Coluna publicada em O Globo - Economia 2 de abril de 2020
Quer dizer que o governo não tinha dinheiro para nada, nem para pagar
aposentadorias, e agora tem dinheiro de sobra para socorrer pessoas,
empresas, estados e municípios? Onde estava escondido esse dinheiro?
Melhor seria: Euros ou libra
Esse tipo de pergunta corre por aí. Na maior parte das vezes, é uma
dúvida sincera. Nem todo mundo é versado em economia, de modo que de
fato surpreende a facilidade com que, por exemplo, o ministro Paulo
Guedes fala em centenas de bilhões de reais. Pessoas sinceras também se
surpreendem quando topam com economistas clássicos, ortodoxos e/ou
liberais dizendo que é preciso gastar o que for preciso para combater a
pandemia. Mas há também a pergunta que explicita uma crítica. Esta: os fatos
derrubaram a tese do ajuste fiscal; o governo tem dinheiro e deve
gastá-lo em tudo. Não é preciso explicitar os autores dessas críticas - é
o pessoal que levou à explosão do déficit, da dívida pública e da
consequente recessão.
Assim, convém comentar as dúvidas sinceras. Não havia, nem há
dinheiro escondido. O governo continua operando com déficit primário –
ou seja, a receita não cobre as despesas. Neste momento, em que se
aproxima uma recessão, as receitas devem cair, de modo que o déficit
aumentaria mesmo sem os gastos extras para combater o coronavírus.
E como, então, o governo vai aumentar o gasto? Do mesmo modo que
fazia antes: tomando dinheiro emprestado. E quem empresta para o
governo? Todo mundo que compra os títulos do Tesouro, incluindo as
pessoas físicas, as empresas, os bancos e investidores estrangeiros. Mas
estes são minoria, de modo que são brasileiros os que mais emprestam
para o governo brasileiro.
E quem vai pagar essa dívida que o governo está empilhando? Os
brasileiros, pagando mais impostos. Em algum momento, depois da crise, o
governo terá que voltar ao ajuste fiscal, ou seja, gastar menos do que
arrecada. Isso porque a dívida não pode aumentar sem parar. Se fosse
assim, os credores desconfiariam que o devedor vai dar o calote e
ninguém mais toparia emprestar para o governo. Gastando mais do que
arrecada e sem conseguir tomar empréstimos, o governo começa a imprimir
dinheiro, a inventar dinheiro, e o resultado é inflação. Já vimos esse
filme.
Duas conclusões importantes. A primeira: para combater a pandemia, o
governo tem que gastar porque só ele tem a capacidade de tomar dívida no
tamanho necessário. Isso é possível porque há hoje uma tolerância
mundial com o gasto público. Todo mundo minimamente sensato sabe que
estamos diante de uma catástrofe sem proporções.

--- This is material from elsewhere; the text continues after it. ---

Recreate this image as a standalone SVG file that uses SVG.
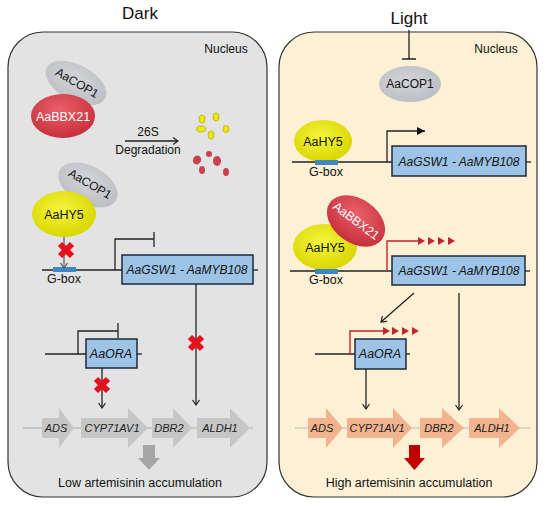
<svg xmlns="http://www.w3.org/2000/svg" width="554" height="508" viewBox="0 0 554 508">
<defs>
<style>
text{font-family:"Liberation Sans",Arial,sans-serif;}
.t{font-size:12px;fill:#111;text-anchor:middle;}
.it{font-style:italic;}
.ln{stroke:#222;stroke-width:1.3;fill:none;}
.gene{font-size:11px;font-style:italic;fill:#222;text-anchor:middle;}
.box{fill:#9dc3e6;stroke:#1c2a3a;stroke-width:1.5;}
.gbox{fill:#3f86c6;}
.x{stroke:#e3101e;stroke-width:6;}
.red{stroke:#c0262e;stroke-width:1.4;fill:none;}
</style>
<radialGradient id="gGrey" cx="0.45" cy="0.4" r="0.6"><stop offset="0" stop-color="#d3d5d9"/><stop offset="1" stop-color="#bdbfc4"/></radialGradient>
<radialGradient id="gRed" cx="0.45" cy="0.35" r="0.65"><stop offset="0" stop-color="#e9606a"/><stop offset="1" stop-color="#c7303b"/></radialGradient>
<radialGradient id="gYel" cx="0.45" cy="0.4" r="0.6"><stop offset="0" stop-color="#f6f640"/><stop offset="1" stop-color="#d9d600"/></radialGradient>
<marker id="ah" markerWidth="8" markerHeight="8" refX="6" refY="4" orient="auto" markerUnits="userSpaceOnUse"><path d="M1,0.5 L6,4 L1,7.5" fill="none" stroke="#222" stroke-width="1.2"/></marker>
<marker id="ahg" markerWidth="8" markerHeight="8" refX="6" refY="4" orient="auto" markerUnits="userSpaceOnUse"><path d="M1,0.5 L6,4 L1,7.5" fill="none" stroke="#555" stroke-width="1.2"/></marker>
<marker id="ahf" markerWidth="10" markerHeight="10" refX="8" refY="5" orient="auto" markerUnits="userSpaceOnUse"><path d="M0,1 L8,5 L0,9 Z" fill="#111"/></marker>
</defs>

<!-- Titles -->
<text x="140" y="19" style="font-size:17px;text-anchor:middle;fill:#111">Dark</text>
<text x="409" y="24" style="font-size:17px;text-anchor:middle;fill:#111">Light</text>

<!-- Panels -->
<g id="panel-dark">
<rect x="8" y="32" width="259" height="465" rx="35" fill="#e3e3e3" stroke="#333" stroke-width="1.2"/>
<text x="226" y="53" class="t">Nucleus</text>
</g>
<g id="panel-light">
<rect x="279" y="32" width="258" height="465" rx="35" fill="#fdf0d5" stroke="#333" stroke-width="1.2"/>
<text x="496" y="53" class="t">Nucleus</text>
</g>

<!-- ===== DARK ===== -->
<g id="d-cop1-a">
<ellipse cx="76" cy="83" rx="33" ry="18" transform="rotate(28 76 83)" fill="url(#gGrey)"/>
<text x="77" y="87" class="t" transform="rotate(30 77 83)">AaCOP1</text>
</g>
<g id="d-bbx21">
<ellipse cx="63" cy="116" rx="32" ry="22" fill="url(#gRed)"/>
<text x="63" y="121" style="font-size:12.5px;fill:#fff;text-anchor:middle">AaBBX21</text>
</g>
<g id="d-degradation">
<text x="148" y="136" class="t">26S</text>
<text x="148" y="154" class="t">Degradation</text>
</g>
<g id="d-fragments">
<g fill="#eaea10" stroke="#b8b000" stroke-width="0.8">
<ellipse cx="202" cy="119" rx="3" ry="4"/>
<ellipse cx="216" cy="117" rx="3" ry="4"/>
<ellipse cx="201" cy="129" rx="4.5" ry="3"/>
<ellipse cx="211" cy="135" rx="3" ry="4"/>
<ellipse cx="226" cy="129" rx="3" ry="3.5"/>
</g>
<g fill="#c9424e">
<ellipse cx="197" cy="160" rx="4" ry="4.5" transform="rotate(30 197 160)"/>
<ellipse cx="209" cy="154" rx="3" ry="3"/>
<ellipse cx="217" cy="161" rx="4" ry="5"/>
<ellipse cx="202" cy="170" rx="3" ry="4"/>
<ellipse cx="226" cy="172" rx="3" ry="4"/>
</g>
</g>
<g id="d-cop1-b">
<ellipse cx="88" cy="185" rx="32" ry="19" transform="rotate(28 88 185)" fill="url(#gGrey)"/>
<text x="90" y="188" class="t" transform="rotate(30 90 184)">AaCOP1</text>
</g>
<g id="d-hy5">
<ellipse cx="64" cy="214" rx="32" ry="23" fill="url(#gYel)"/>
<text x="64" y="219" style="font-size:12.5px;fill:#111;text-anchor:middle">AaHY5</text>
</g>
<g id="d-gsw1">
<line x1="42" y1="270" x2="122" y2="270" class="ln"/>
<line x1="253" y1="270" x2="258" y2="270" class="ln"/>
<rect x="53" y="267" width="23" height="5" class="gbox"/>
<text x="64" y="283" style="font-size:12.5px;fill:#111;text-anchor:middle">G-box</text>
<path d="M115,270 V239 H154 M154,232 V247" class="ln"/>
<rect x="122" y="255" width="131" height="29" class="box"/>
<text x="187" y="274" class="t it">AaGSW1 - AaMYB108</text>
</g>
<g id="d-ora">
<line x1="45" y1="354" x2="86" y2="354" class="ln"/>
<line x1="137" y1="354" x2="142" y2="354" class="ln"/>
<path d="M78,354 V331 H118 M118,323 V338" class="ln"/>
<rect x="86" y="339" width="51" height="29" class="box"/>
<text x="111" y="358" style="font-size:12.5px;font-style:italic;fill:#111;text-anchor:middle">AaORA</text>
</g>
<g id="d-genes">
<line x1="23" y1="428" x2="253" y2="428" stroke="#aaa" stroke-width="1.2"/>
<g fill="#c6c6c6">
<path d="M42,418 H59 V408 L74,428 L59,448 V438 H42 Z"/>
<path d="M81,418 H128 V408 L148,428 L128,448 V438 H81 Z"/>
<path d="M152,418 H173 V408 L192,428 L173,448 V438 H152 Z"/>
<path d="M197,418 H230 V408 L250,428 L230,448 V438 H197 Z"/>
</g>
<text x="56" y="432" class="gene">ADS</text>
<text x="112" y="432" class="gene">CYP71AV1</text>
<text x="169" y="432" class="gene">DBR2</text>
<text x="220" y="432" class="gene">ALDH1</text>
</g>
<g id="d-output">
<path d="M143,445 H155 V458 H160 L149,470 L138,458 H143 Z" fill="#a6a6a6"/>
<text x="140" y="487" style="font-size:12.5px;fill:#111;text-anchor:middle">Low artemisinin accumulation</text>
</g>

<!-- ===== LIGHT ===== -->
<g id="l-cop1">
<ellipse cx="410" cy="84" rx="31" ry="18" fill="url(#gGrey)"/>
<text x="410" y="88" class="t">AaCOP1</text>
</g>
<g id="l-hy5-a">
<ellipse cx="323" cy="141" rx="29" ry="21" fill="url(#gYel)"/>
<text x="323" y="146" style="font-size:12.5px;fill:#111;text-anchor:middle">AaHY5</text>
</g>
<g id="l-gsw1-a">
<line x1="292" y1="162" x2="392" y2="162" class="ln"/>
<line x1="526" y1="162" x2="531" y2="162" class="ln"/>
<rect x="315" y="160" width="23" height="5" class="gbox"/>
<text x="326" y="176" style="font-size:12.5px;fill:#111;text-anchor:middle">G-box</text>
<path d="M387,162 V131 H425" class="ln" marker-end="url(#ahf)"/>
<rect x="392" y="146" width="134" height="30" class="box"/>
<text x="459" y="166" class="t it">AaGSW1 - AaMYB108</text>
</g>
<g id="l-hy5-b">
<ellipse cx="325" cy="247" rx="32" ry="23" fill="url(#gYel)"/>
<text x="325" y="252" style="font-size:12.5px;fill:#111;text-anchor:middle">AaHY5</text>
</g>
<g id="l-bbx21">
<ellipse cx="356" cy="221" rx="32" ry="22" transform="rotate(35 356 221)" fill="url(#gRed)"/>
<text x="356" y="225" style="font-size:12.5px;fill:#fff;text-anchor:middle" transform="rotate(37 356 221)">AaBBX21</text>
</g>
<g id="l-gsw1-b">
<line x1="290" y1="271" x2="392" y2="271" class="ln"/>
<line x1="525" y1="271" x2="530" y2="271" class="ln"/>
<rect x="315" y="269" width="23" height="5" class="gbox"/>
<text x="326" y="284" style="font-size:12.5px;fill:#111;text-anchor:middle">G-box</text>
<path d="M387,271 V241 H418" class="red"/>
<g fill="#c0262e">
<path d="M418,237 L425,241 L418,245 Z"/>
<path d="M428,237 L435,241 L428,245 Z"/>
<path d="M438,237 L445,241 L438,245 Z"/>
<path d="M448,237 L455,241 L448,245 Z"/>
</g>
<rect x="392" y="256" width="133" height="29" class="box"/>
<text x="459" y="275" class="t it">AaGSW1 - AaMYB108</text>
</g>
<g id="l-ora">
<line x1="315" y1="354" x2="355" y2="354" class="ln"/>
<line x1="406" y1="354" x2="410" y2="354" class="ln"/>
<path d="M350,354 V331 H384" class="red"/>
<g fill="#c0262e">
<path d="M383,327 L390,331 L383,335 Z"/>
<path d="M392,327 L399,331 L392,335 Z"/>
<path d="M402,327 L409,331 L402,335 Z"/>
<path d="M412,327 L419,331 L412,335 Z"/>
</g>
<rect x="355" y="339" width="51" height="30" class="box"/>
<text x="380" y="358" style="font-size:12.5px;font-style:italic;fill:#111;text-anchor:middle">AaORA</text>
</g>
<g id="l-genes">
<line x1="295" y1="428" x2="530" y2="428" stroke="#bbb" stroke-width="1.2"/>
<g fill="#f2b48f">
<path d="M308,418 H326 V408 L343,428 L326,448 V438 H308 Z"/>
<path d="M347,418 H393 V408 L412,428 L393,448 V438 H347 Z"/>
<path d="M420,418 H442 V408 L464,428 L442,448 V438 H420 Z"/>
<path d="M469,418 H499 V408 L520,428 L499,448 V438 H469 Z"/>
</g>
<text x="322" y="432" class="gene">ADS</text>
<text x="377" y="432" class="gene">CYP71AV1</text>
<text x="439" y="432" class="gene">DBR2</text>
<text x="492" y="432" class="gene">ALDH1</text>
</g>
<g id="l-output">
<path d="M409,445 H420 V458 H425 L414.5,470 L404,458 H409 Z" fill="#c00000"/>
<text x="409" y="487" style="font-size:12.5px;fill:#111;text-anchor:middle">High artemisinin accumulation</text>
</g>

<!-- Connectors -->
<g id="connectors">
<line x1="125" y1="141" x2="178" y2="141" class="ln" marker-end="url(#ah)"/>
<line x1="64" y1="237" x2="64" y2="268" stroke="#555" stroke-width="1.2" marker-end="url(#ahg)"/>
<line x1="196" y1="284" x2="196" y2="405" class="ln" marker-end="url(#ah)"/>
<line x1="102" y1="368" x2="102" y2="408" class="ln" marker-end="url(#ah)"/>
<path d="M409,30 V59 M402,59 H416" class="ln"/>
<line x1="414" y1="293" x2="381" y2="322" class="ln" marker-end="url(#ah)"/>
<line x1="459" y1="293" x2="459" y2="410" class="ln" marker-end="url(#ah)"/>
<line x1="366" y1="369" x2="366" y2="409" class="ln" marker-end="url(#ah)"/>
<g id="blocks">
<path d="M60,244 L72,256 M72,244 L60,256" class="x"/>
<path d="M190,337 L202,349 M202,337 L190,349" class="x"/>
<path d="M96,379 L108,391 M108,379 L96,391" class="x"/>
</g>
</g>
</svg>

A segunda conclusão: o gasto a mais de hoje tem que ser
exclusivamente voltado para os programas de combate ao coronavírus e
seus efeitos na vida das pessoas e empresas. Deve ser proibido incluir
nos pacotes qualquer gasto permanente ou dirigido a setores que não têm
nada a ver com a crise.
Nada disso é novidade. O mundo já passou por várias crises em que o
aumento do gasto público foi absolutamente necessário. Formava-se
consenso em torno disso. O que faz a diferença? É a saída da crise. No final dela, todos estão
endividados. Alguns continuam assim, achando que dinheiro pinta em
qualquer lugar, e caminham para outra crise, a econômica, com inflação,
primeiro, e recessão depois. Outros países, outras sociedades conseguem
voltar a políticas de equilíbrio.
Tudo considerado, não há contradição alguma entre pregar o equilíbrio
das contas públicas, em tempos normais, e o aumento de gastos neste
momento. E que fique claro: a conta será paga pelos brasileiros. Por
isso mesmo, o dinheiro tem que ser destinado aos mais vulneráveis.
E uma terceira conclusão: diante de uma crise dessa proporção, o
governo não precisa apenas gastar mais; precisa gastar mais e já. A
pandemia não espera a burocracia se ajeitar. As pessoas já estão em
dificuldades.
O cardápio de medidas é quase universal:
- mandar dinheiro para os mais
pobres;
- preservar empregos e salários;
- garantir auxílio desemprego;
- evitar a quebradeira de empresas; e,
- manter o equilíbrio do sistema
financeiro.
Todos os governos estão programando isso. A diferença está entre os que fazem e os que anunciam.